8. On the findings that we have come to on the merits, the judgment-debtor's application to set aside the sale was hopelessly barred by limitation. On the finding that the notice under Order 21, Rule 22 was duly served the judgment-debtor cannot bring his case under Section 47 of the Code to have the sale declared a nullity and no question of the applicability of Article 181, Lim. Act, arises, and the case is a simple one governed by Article 166 of the Act. On the finding that there was no fraud, the question of the date of knowledge of the judgment-debtor is also irrelevant. The Subordinate Judge has overruled the judgment-debtor's plea that he came to know of the sale early in August 1928, and has held that he must have known of it in June 1928, that is to say in the month of Asar 1335 when the decree-holder's pleader saw him at Tangail.

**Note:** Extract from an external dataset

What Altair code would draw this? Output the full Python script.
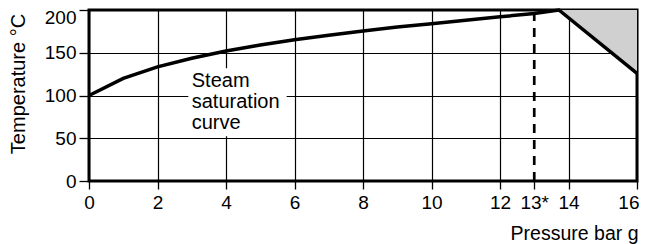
import altair as alt
import pandas as pd

# Steam saturation curve and limiting line (pressure bar g, temperature °C)
curve_p = [0, 1, 2, 3, 4, 5, 6, 7, 8, 9, 10, 11, 12, 13, 13.72, 16]
curve_t = [100, 120, 133.5, 143.6, 152, 159, 165.3, 170.5, 175.5, 180, 184, 188, 192, 196, 200, 125.8]

# Shaded region above the limiting line
shade_p = [13.72, 16]
shade_t = [200, 125.8]

# Marked pressure (dashed)
marker_p = [13]

x_ticks = [0, 2, 4, 6, 8, 10, 12, 13, 14, 16]
y_ticks = [0, 50, 100, 150, 200]

label_lines = ["Steam", "saturation", "curve"]
label_box = {"x": 2.9, "x2": 5.77, "y": 52.4, "y2": 132}
label_pos = {"x": 3.0, "y": 110}

FONT = "Liberation Sans"
W, H = 548, 171

curve_df = pd.DataFrame({"p": curve_p, "t": curve_t})
shade_df = pd.DataFrame({"p": shade_p, "t": shade_t, "top": [200] * len(shade_p)})
marker_df = pd.DataFrame({"p": marker_p, "t0": [0], "t1": [200]})
box_df = pd.DataFrame([label_box])
text_df = pd.DataFrame([{"x": label_pos["x"], "y": label_pos["y"], "txt": label_lines}])

xscale = alt.Scale(domain=[0, 16], nice=False, zero=False)
yscale = alt.Scale(domain=[0, 200], nice=False)

xaxis = alt.Axis(
    values=x_ticks,
    labelExpr="datum.value == 13 ? '13*' : datum.label",
    title="Pressure bar g",
    grid=True,
    gridColor="black",
    gridWidth=1.2,
    gridOpacity={"condition": {"test": "datum.value == 13", "value": 0}, "value": 1},
    domain=False,
    tickColor="black",
    tickWidth=1.3,
    tickSize=8,
    labelPadding=4,
    labelFont=FONT,
    labelFontSize=19,
    labelColor="black",
    labelFlush=False,
    labelOverlap=False,
    labelAlign={"condition": {"test": "datum.value == 16", "value": "right"}, "value": "center"},
    labelOffset={"condition": {"test": "datum.value == 16", "value": 2}, "value": 0},
    titleFont=FONT,
    titleFontSize=19.5,
    titleFontWeight="normal",
    titleColor="black",
    titleAlign="right",
    titleBaseline="alphabetic",
    titleX=W + 1,
    titleY=58,
)

yaxis = alt.Axis(
    values=y_ticks,
    title="Temperature °C",
    grid=True,
    gridColor="black",
    gridWidth=1.2,
    domain=False,
    tickColor="black",
    tickWidth=1.3,
    tickSize=10,
    labelPadding=3,
    labelFont=FONT,
    labelFontSize=19,
    labelColor="black",
    labelFlush=False,
    labelOffset={"condition": {"test": "datum.value == 200", "value": 7.5}, "value": 0},
    titleFont=FONT,
    titleFontSize=20,
    titleFontWeight="normal",
    titleColor="black",
    titleAngle=270,
    titleAlign="center",
    titleBaseline="alphabetic",
    titleX=-65,
    titleY=73.5,
)

base_axes = alt.Chart(curve_df).mark_line(opacity=0).encode(
    x=alt.X("p:Q", scale=xscale, axis=xaxis),
    y=alt.Y("t:Q", scale=yscale, axis=yaxis),
)

box = alt.Chart(box_df).mark_rect(color="white").encode(
    x=alt.X("x:Q", scale=xscale), x2="x2:Q",
    y=alt.Y("y:Q", scale=yscale), y2="y2:Q",
)

label = alt.Chart(text_df).mark_text(
    align="left", baseline="alphabetic", font=FONT, fontSize=20,
    lineHeight=21, color="black",
).encode(
    x=alt.X("x:Q", scale=xscale),
    y=alt.Y("y:Q", scale=yscale),
    text="txt",
)

shade = alt.Chart(shade_df).mark_area(color="#d0d0d0", opacity=1).encode(
    x=alt.X("p:Q", scale=xscale),
    y=alt.Y("t:Q", scale=yscale),
    y2="top:Q",
)

marker = alt.Chart(marker_df).mark_rule(
    color="black", strokeWidth=2.7, strokeDash=[9, 7]
).encode(
    x=alt.X("p:Q", scale=xscale),
    y=alt.Y("t0:Q", scale=yscale),
    y2="t1:Q",
)

line = alt.Chart(curve_df).mark_line(color="black", strokeWidth=3.5, strokeJoin="miter").encode(
    x=alt.X("p:Q", scale=xscale),
    y=alt.Y("t:Q", scale=yscale),
    order=alt.Order("p:Q"),
)

chart = alt.layer(base_axes, box, label, shade, marker, line).properties(
    width=W,
    height=H,
    background="white",
    autosize=alt.AutoSizeParams(type="none"),
    padding={"left": 81, "top": 2, "right": 2, "bottom": 63},
).configure_view(
    stroke="black", strokeWidth=3
)

chart.save("out.html", embed_options={"renderer": "svg", "actions": False})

We may observe here that the Subordinate Judge has held that there was no service of the summons of Title Suit No. 66 of 1927 on the judgment-debtor on 27th August 1927, a summons which must have been apprised of the sale. With this finding we are unable to agree because the return of services of this summons, Ex. D, has been duly proved, and the serving peon Lokeman Ali (O.W. 2) has spoken to its correctness. This summons appears upon the return to have been tendered to the judgment-debtor's officer Roshan Ali, who of course denies this service as he did all others. It strikes us as somewhat singular that even when the judgment-debtor's mother has to serve a summons on him she should resort to the device of getting a false return submitted stating that it was tendered to the same officer, Roshan Ali. This is an additional ground why we do not believe the evidence of Roshan Ali at all. For the reasons given above we think the order which the Subordinate Judge has made cannot be supported and must be set aside. We accordingly allow the appeal and order that the respondents' application to set aside the sale be dismissed with costs in this Court and in the Court below. Hearing-fee in this Court is assessed at five gold mohurs.